College students lhave very busy lives. They juggle full-time school with part-time or full-time work making it very hard for them to do much of anything else. So what do students do when it comes to eating?
Most don’t like to live on ramen and water. Megan Carle sums up the dilemma of college cooking as follows: “Very little equipment, very little cooking experience and very little money.”
With consideration for each difficulty, she and her sister, Jill, both students at Arizona State University, tried out recipes adapted to their lifestyle. The result, College Cooking: Feed Yourself and Your Friends (Ten Speed Press, $19.95), is a must-pack, along with the fry pan and the blender, for those going back to college or starting this year.\
“Cooking at college is way different from cooking at home. There are so many who don’t know how to cook,” said Jill, 21, who together with Megan will discuss college life at Tempe’s Changing Hands Bookstore on Tuesday. Jill will be a senior in the fall, studying history and political science, while Megan, 23, will embark on her master’s degree in linguistics and French.
They have traveled internationally, worked in restaurants and acquired tastes for foreign dishes. The two also co-wrote Teens Cook and Teens Cook Dessert, published in 2004 and 2006. Teens Cook sold more than 65,000 copies. In their latest endeavor, the Chandler sisters urge the student to stay away from the Ramen noodles and macaroni-and-cheese aisles and make a foray into the vegetable, fish and meat areas of the grocery store.
They also discourage eating out. “In the time that you get into a car and drive to a restaurant, you can make a pretty decent meal,” Megan said. “Cooking is cheaper than eating at McDonald’s.” Their recipes range for those picking up a saucepan for the first time (tuna noodle casserole, tortilla soup and tomato-basil pasta) to those who have wielded a spatula in their mom’s kitchen (lasagna, Moroccan chicken stew with couscous, and crab cakes with roasted red-pepper sauce ).
Every kitchen should have dried chicken bouillon, white-wine vinegar and fresh garlic, they contend, while other things to think about are chili powder, olive oil and nutmeg.

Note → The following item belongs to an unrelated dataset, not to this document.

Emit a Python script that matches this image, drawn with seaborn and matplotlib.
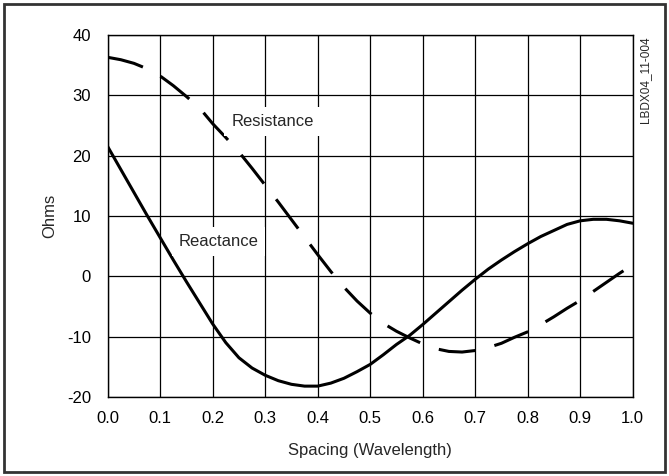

Baking essentials in their book include cinnamon and brown sugar. Each recipe leads with a useful and conversational note by Jill or Megan. Sections on throwing a toga, tapas, Cinco de Mayo, Oktoberfest and ’80s parties feature easy-to-make dishes.
Mom Judi Carle, who tested the recipes and has played a part in each of the books, was impressed with the ideas presented in this book. The sisters advocate using chicken bouillon instead of chicken broth, which was hard to carry up stairs, and using spice blends instead of individual spices. “The things that they thought of never crossed my mind,” Judi said. She said her daughters were “always in the kitchen from the time they were little. They always liked it.”
For Megan, the best part of compiling the books is the shared camaraderie with her family. “We might have a few arguments, but we always have a really great time together,” she said. As for some quick words of cooking advice to a new college student: “Don’t get discouraged. Even if it burns, start over,” Megan said.